Nickel, another metal with two faces, one of old industrial uses and the other modern energy storage, had a mixed week with a price recovery quickly snuffed out, rubbing the gloss off most nickel exposed stocks.
An exception to the weaker tone was Chalice Mining which is developing the promising Gonneville polymetallic deposit on the outskirts of Perth. With a round of investment talks reported to be underway, which could see a partner introduced to the project, Chalice added 31c this week to $6.10 just as Macquarie Bank boosted its price forecast to $9.20.
Panoramic was the big nickel loser of the week, shedding 3.8c (42%) to 5.6c after a $40 million capital raising at a weighty 48.2% discounted price of 5c.
Other nickel moves included Centaurus, down 2.5c to 83c. Nimy, down 1.5c to 15c, and Aston Minerals, down 0.2c to 5.7c after raising $11 million at 6c.

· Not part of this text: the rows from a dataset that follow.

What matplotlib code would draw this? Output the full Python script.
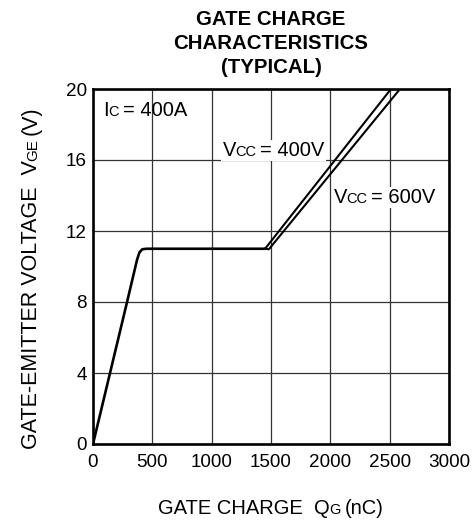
import matplotlib
matplotlib.use("Agg")
import matplotlib.pyplot as plt
from matplotlib.transforms import IdentityTransform
from matplotlib.patches import Rectangle

plt.rcParams["font.family"] = ["Liberation Sans", "DejaVu Sans"]

# gate charge curve, shared part (nC, V)
qg_common = [0, 287, 372, 392, 415, 450, 1450]
vge_common = [0, 8.0, 10.4, 10.8, 10.97, 11.0, 11.0]

# Vcc = 400V branch
qg_400 = [1450, 2511]
vge_400 = [11.0, 20.0]

# Vcc = 600V branch
qg_600 = [1450, 1482, 2587]
vge_600 = [11.0, 10.97, 20.0]

x_ticks = [0, 500, 1000, 1500, 2000, 2500, 3000]
y_ticks = [0, 4, 8, 12, 16, 20]
title_lines = ["GATE CHARGE", "CHARACTERISTICS", "(TYPICAL)"]

BIG = 14.5
SMALL = 10.5


def rich_text(fig, target, x, y, pieces, rotation=0, center=False, zorder=3,
              background=False):
    """Draw text pieces of different sizes on one baseline (pixel coords)."""
    renderer = fig.canvas.get_renderer()
    texts, lengths = [], []
    for s, size, gap in pieces:
        t = target.text(0, 0, s, fontsize=size, rotation=rotation,
                        rotation_mode="anchor", ha="left", va="baseline",
                        transform=IdentityTransform(), zorder=zorder)
        ext = t.get_window_extent(renderer)
        texts.append(t)
        lengths.append((gap, ext.width if rotation == 0 else ext.height))
    total = sum(g + l for g, l in lengths)
    pos = (x if rotation == 0 else y) - (total / 2 if center else 0)
    for t, (gap, length) in zip(texts, lengths):
        pos += gap
        t.set_position((pos, y) if rotation == 0 else (x, pos))
        pos += length
    if background:
        exts = [t.get_window_extent(renderer) for t in texts]
        x0 = min(e.x0 for e in exts) - 2
        x1 = max(e.x1 for e in exts) + 1
        y0 = min(e.y0 for e in exts) - 1
        y1 = max(e.y1 for e in exts) + 1
        target.add_patch(Rectangle((x0, y0), x1 - x0, y1 - y0,
                                   transform=IdentityTransform(),
                                   facecolor="white", edgecolor="none",
                                   zorder=zorder - 0.1))
    return texts


fig = plt.figure(figsize=(4.75, 5.25), dpi=100)
ax = fig.add_axes([93 / 475, 81 / 525, 356 / 475, 355 / 525])

ax.plot(qg_common, vge_common, color="black", lw=1.9, solid_joinstyle="round",
        solid_capstyle="round", zorder=3)
ax.plot(qg_400, vge_400, color="black", lw=1.5, zorder=3)
ax.plot(qg_600, vge_600, color="black", lw=1.5, zorder=3)

ax.set_xlim(0, 3000)
ax.set_ylim(0, 20)
ax.set_xticks(x_ticks)
ax.set_yticks(y_ticks)
ax.tick_params(axis="both", length=0, labelsize=13.6)
ax.tick_params(axis="x", pad=7)
ax.tick_params(axis="y", pad=4.5)
ax.grid(True, color="#333333", lw=0.9)
for sp in ax.spines.values():
    sp.set_linewidth(1.9)
    sp.set_zorder(4)

for i, line in enumerate(title_lines):
    fig.text(271 / 475, (500 - 24 * i) / 525, line, ha="center",
             va="baseline", fontsize=14.7, fontweight="bold")

# axis labels
rich_text(fig, fig, 271, 11,
          [("GATE CHARGE  Q", BIG, 0), ("G", SMALL, -0.5), ("(nC)", BIG, 4)],
          center=True)
rich_text(fig, fig, 37, 247,
          [("GATE-EMITTER VOLTAGE  V", 15.5, 0), ("GE", 11, -0.5),
           ("(V)", 15.5, 4)],
          rotation=90, center=True)

# annotations inside the plot
rich_text(fig, ax, 103, 409,
          [("I", BIG, 0), ("C", SMALL, -0.5), ("= 400A", BIG, 4)], zorder=2)
rich_text(fig, ax, 223, 369,
          [("V", BIG, 0), ("CC", SMALL, -1), ("= 400V", BIG, 4)], zorder=2,
          background=True)
rich_text(fig, ax, 334, 322,
          [("V", BIG, 0), ("CC", SMALL, -1), ("= 600V", BIG, 4)], zorder=2,
          background=True)

fig.savefig("out.png", dpi=100)
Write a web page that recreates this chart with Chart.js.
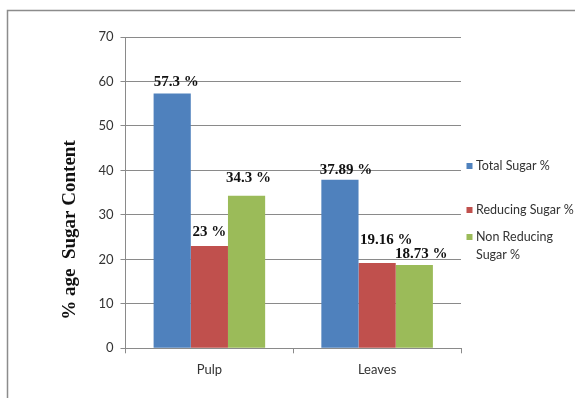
<!DOCTYPE html>
<html>
<head>
<meta charset="utf-8">
<script src="https://cdn.jsdelivr.net/npm/chart.js@4/dist/chart.umd.min.js"></script>
<style>
  html, body { margin: 0; padding: 0; background: #fff; }
  #wrap { width: 575px; height: 398px; position: relative; }
</style>
</head>
<body>
<div id="wrap"><canvas id="c" width="575" height="398"></canvas></div>
<script>
// Sugar content by plant part
const categories = ['Pulp', 'Leaves'];
const totalSugar = [57.3, 37.89];
const reducingSugar = [23, 19.16];
const nonReducingSugar = [34.3, 18.73];
const seriesNames = ['Total Sugar %', 'Reducing Sugar %', 'Non Reducing Sugar %'];
const yTicks = [0, 10, 20, 30, 40, 50, 60, 70];

// Per-label nudges (px) for the value labels: [series][category] -> [dx, dy above bar top]
const labelNudge = [
  [[4, 11], [6, 10]],
  [[0, 14], [9, 23]],
  [[2, 18], [7, 11]]
];
// Legend lines (the last entry wraps onto two lines)
const legendLines = [['Total Sugar %'], ['Reducing Sugar %'], ['Non Reducing', 'Sugar %']];
const legendRowY = [166, 210, 237];

const colors = ['#4F81BD', '#C0504D', '#9BBB59'];
const gridColor = '#8a8a8a';
const tickFont = { family: 'Lato', size: 13 };

const framePlugin = {
  id: 'frame',
  beforeDraw(chart) {
    const ctx = chart.ctx;
    ctx.save();
    ctx.strokeStyle = '#8c8c8c';
    ctx.lineWidth = 1.5;
    ctx.beginPath();
    ctx.moveTo(7.5, 398);
    ctx.lineTo(7.5, 10.5);
    ctx.lineTo(575, 10.5);
    ctx.stroke();
    ctx.restore();
  },
  afterDraw(chart) {
    const ctx = chart.ctx;
    ctx.save();
    // value labels
    ctx.font = 'bold 15px "Liberation Serif"';
    ctx.fillStyle = '#111';
    ctx.textAlign = 'center';
    ctx.textBaseline = 'middle';
    chart.data.datasets.forEach((ds, i) => {
      const meta = chart.getDatasetMeta(i);
      meta.data.forEach((bar, j) => {
        const n = labelNudge[i][j];
        ctx.fillText(ds.data[j] + ' %', bar.x + n[0], bar.y - n[1]);
      });
    });
    // y axis title
    ctx.save();
    ctx.translate(70, 230);
    ctx.rotate(-Math.PI / 2);
    ctx.font = 'bold 19px "Liberation Serif"';
    ctx.fillStyle = '#111';
    ctx.fillText('% age  Sugar Content', 0, 0);
    ctx.restore();
    // legend
    ctx.font = '12.5px Lato';
    ctx.textAlign = 'left';
    ctx.fillStyle = '#333';
    chart.data.datasets.forEach((ds, i) => {
      const y = legendRowY[i];
      ctx.fillStyle = ds.backgroundColor;
      ctx.fillRect(466.5, y - 3, 6, 6);
      ctx.fillStyle = '#333';
      legendLines[i].forEach((line, k) => {
        ctx.fillText(line, 476, y + k * 18);
      });
    });
    ctx.restore();
  }
};

new Chart(document.getElementById('c'), {
  type: 'bar',
  data: {
    labels: categories,
    datasets: [
      { label: seriesNames[0], data: totalSugar, backgroundColor: colors[0] },
      { label: seriesNames[1], data: reducingSugar, backgroundColor: colors[1] },
      { label: seriesNames[2], data: nonReducingSugar, backgroundColor: colors[2] }
    ]
  },
  options: {
    responsive: false,
    animation: false,
    devicePixelRatio: 1,
    layout: { padding: { left: 0, right: 114, top: 37, bottom: 0 } },
    datasets: { bar: { categoryPercentage: 0.665, barPercentage: 1.0 } },
    plugins: { legend: { display: false }, tooltip: { enabled: false } },
    scales: {
      x: {
        offset: true,
        grid: { display: true, drawOnChartArea: false, drawTicks: true, tickLength: 5, color: gridColor, offset: true },
        border: { display: true, color: gridColor, width: 1 },
        ticks: { font: tickFont, color: '#333', padding: 9 },
        afterFit(s) { s.height = 49.7; }
      },
      y: {
        min: 0, max: 70,
        afterBuildTicks(s) { s.ticks = yTicks.map(v => ({ value: v })); },
        grid: { color: gridColor, tickLength: 5, lineWidth: 1 },
        border: { display: true, color: gridColor, width: 1 },
        ticks: { font: tickFont, color: '#333', padding: 7 },
        afterFit(s) { s.width = 125.5; }
      }
    }
  },
  plugins: [framePlugin]
});
</script>
</body>
</html>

Lithium stocks had a mixed week after Pilbara Minerals quarterly report which noted a 33% fall in the price of spodumene to US$3256 a tonne, a drop which still left Pilbara hugely profitable with the company’s cash balance up 24% to an eye-watering $3.3 billion. On the market Pilbara’s share price eased back by 2.5c to $5.07.
Global Lithium was one of the better lithium performers with a rise of 3.5c to $1.73 after reporting a 24.1% increase in the resource at its Manna project near Kalgoorlie in WA. Shaw and Partners see Global rising to $3.50.
Gold had a mixed week, initially falling as traders worried about the U.S. interest rates decision and then rising as confidence grew that the end of the increases could be in sight with the result that the price ended up pretty much where it started at US$1977 an ounce.
Regis was the worst performer of the bigger gold stocks, shedding 25c (12%) to $1.87 after delivering a surprisingly downbeat outlook report of lower production and higher costs. Gascoyne was one of the best, up 7c to 27c after a significant resource upgrade at its Dalgaranga project courtesy of the Never Never discovery.
Other news and market moves this week included:
- Gold 50 added 10c (55%) to 30c after reporting thick and rich Germanium assays from drilling at the historic Golconda zinc mine in Arizona with a best hit of 109 metres at 40.5 grams a tonne of the high-tech metal from a depth of 129m.
- Paladin Energy rose by 1.5c to 76c after releasing a well-received June quarter report focused on the restart of the Langer Heinrich uranium mine in Namibia. Shaw and Partners has set a target price for the stock of $1.15.
- Citi added its name to the gathering of uranium bulls with a research report tipping a uranium price of up to US$63 a pound by the end of the year and up to US$76/lb by the end of next year, and
- Gold Hydrogen slipped 1c lower to 30c as it prepares to drill on South Australia’s Yorke Peninsula in the hunt for naturally occurring hydrogen, an unceasingly popular exploration target.